In 1929, A search was begun for Carl Ben Eielson, pioneer Alaska pilot, who was missing for two weeks on a trip to Cape North, Siberia, to salvage furs from an ice-bound ship. His body was later found on Feb. 18, 1930, concluding a 100-day search. It was suspected a white-out and a faulty altimeter caused the crash.
In 1930, Mining operations were suspended at the big copper mine at Latouche.
In 1953, The Alaska Native Service Hospital in Anchorage was opened for public inspection.
In 1979, "Alaska's Grand Old Adventurer," 74-year old Norman Vaughn, reached the South Pole for the second time as part of a group commemorating Admiral Byrd's 1929 expedition, of which Vaughn was a member.
In the nation
In 1864, a Colorado militia killed at least 150 peaceful Cheyenne Indians in the Sand Creek Massacre.
In 1929, Navy Lt. Cmdr.
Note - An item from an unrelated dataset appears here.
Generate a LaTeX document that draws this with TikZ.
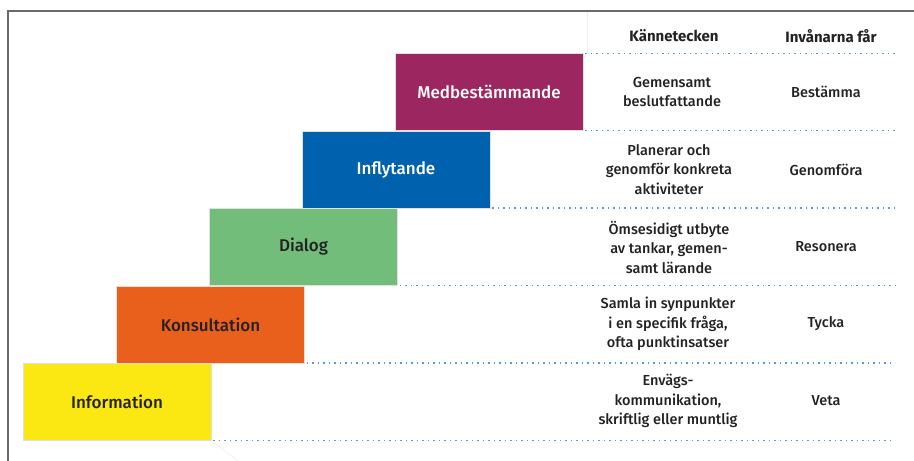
\documentclass[tikz,border=0pt]{standalone}
\usepackage{fontspec}
\setmainfont{Fira Sans}[UprightFont=* Medium, BoldFont=* Bold]
\definecolor{frameGray}{HTML}{6A6A6A}
\definecolor{dotBlue}{HTML}{5B9BD5}
\definecolor{inkDark}{HTML}{222222}
\definecolor{lvMagenta}{HTML}{9C2760}
\definecolor{lvBlue}{HTML}{0062AE}
\definecolor{lvGreen}{HTML}{72BD7A}
\definecolor{lvOrange}{HTML}{E9601C}
\definecolor{lvYellow}{HTML}{FBE711}
\begin{document}
\begin{tikzpicture}[x=1pt,y=-1pt,
  stepbox/.style={rectangle, draw=white!88!black, line width=0.6pt,
    minimum width=188pt, minimum height=77pt, inner sep=0pt, outer sep=0pt,
    font=\fontsize{17}{19}\selectfont, text=inkDark},
  rowline/.style={dotBlue, line width=1.5pt, dash pattern=on 1.5pt off 4pt},
  cell/.style={align=center, inner sep=0pt, text=inkDark,
    font=\fontsize{14.5}{19.5}\selectfont},
  head/.style={inner sep=0pt, text=inkDark, font=\bfseries\fontsize{15}{17}\selectfont},
  framestroke/.style={frameGray, line width=2pt},
  faint/.style={black!7, line width=0.5pt}
]
\useasboundingbox (0,0) rectangle (914,461);
\fill[white] (0,0) rectangle (914,461);

% outer frame (top and left edges)
\coordinate (fTL) at (8,11);
\coordinate (fTR) at (914,11);
\coordinate (fBL) at (8,461);
\draw[framestroke] (fBL) -- (fTL) -- (fTR);

% right end of the row separators
\coordinate (rend) at (895,0);

% stair steps
\node[stepbox, fill=lvMagenta, text=white] (med) at (489,92) {Medbestämmande};
\node[stepbox, fill=lvBlue, text=white] (inf) at (396,169.5) {Inflytande};
\node[stepbox, fill=lvGreen] (dia) at (303.5,247) {Dialog};
\node[stepbox, fill=lvOrange] (kon) at (210.5,324.5) {Konsultation};
\node[stepbox, fill=lvYellow] (inf0) at (117,402) {Information};

% faint guide strokes
\coordinate (gTop) at (587,12);
\draw[faint] (gTop) -- (gTop |- med.north);
\coordinate (gDiag) at (238,461);
\draw[faint] (inf0.south east) -- (gDiag);

% dotted row separators
\draw[rowline] ([xshift=2pt]med.north east) -- (med.north east -| rend);
\draw[rowline] ([xshift=2pt]med.south east) -- (med.south east -| rend);
\draw[rowline] ([xshift=2pt]inf.south east) -- (inf.south east -| rend);
\draw[rowline] ([xshift=2pt]dia.south east) -- (dia.south east -| rend);
\draw[rowline] ([xshift=2pt]kon.south east) -- (kon.south east -| rend);
\draw[rowline] ([xshift=2pt]inf0.south east) -- (inf0.south east -| rend);

% column headers
\node[head] (h1) at (674,36) {Kännetecken};
\node[head] (h2) at (831,36) {Invånarna får};

% characteristics column
\node[cell] (k1) at (672,92) {Gemensamt\\beslutfattande};
\node[cell] (k2) at (669,169.5) {Planerar och\\genomför konkreta\\aktiviteter};
\node[cell] (k3) at (669,247) {Ömsesidigt utbyte\\av tankar, gemen-\\samt lärande};
\node[cell] (k4) at (668,324) {Samla in synpunkter\\i en specifik fråga,\\ofta punktinsatser};
\node[cell] (k5) at (668,401) {Envägs-\\kommunikation,\\skriftlig eller muntlig};

% what residents get column
\node[cell] (v1) at (826,92) {Bestämma};
\node[cell] (v2) at (826,169.5) {Genomföra};
\node[cell] (v3) at (826,247) {Resonera};
\node[cell] (v4) at (826,324) {Tycka};
\node[cell] (v5) at (826,401) {Veta};
\end{tikzpicture}
\end{document}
Richard E. Byrd radioed that he'd made the first airplane flight over the South Pole.
In 1952, President-elect Eisenhower kept his campaign promise to visit Korea to assess the ongoing conflict.
In 1961, "Enos" the chimp was launched from Cape Canaveral aboard the Mercury-Atlas 5 spacecraft, which orbited earth twice before returning.
In 1963, President Lyndon Johnson named a commission headed by Earl Warren to investigate the assassination of President Kennedy.
In 1967, Secretary of Defense Robert S. McNamara announced he was leaving the Johnson administration to become president of the World Bank.
In 1981, actress Natalie Wood drowned in a boating accident off Santa Catalina Island, Calif., at age 43.
In 1986, actor Cary Grant died in Davenport, Iowa, at age 82.
In 2001, George Harrison, the "quiet Beatle," died in Los Angeles following a battle with cancer; he was 58. "A Separate Peace" author John Knowles died in Florida at age 75.
In the world
In 1924, Italian composer Giacomo Puccini died in Brussels before he could complete his opera "Turandot." (It was finished by Franco Alfano.)
In 1947, the U.N. General Assembly passed a resolution calling for the partitioning of Palestine between Arabs and Jews.
In 1987, a Korean Air jetliner disappeared off Burma, with the loss of all 115 people aboard; South Korean authorities claimed North Korean agents had planted a bomb aboard the aircraft.
In 1992, A refugee center in western Germany was firebombed as violence against foreigners continued, despite a police crackdown on neo-Nazis.
In 2001, The U.N. Security Council unanimously approved a resolution extending the U.N. humanitarian program in Iraq and setting the stage for an overhaul of U.N. sanctions against Baghdad the following year.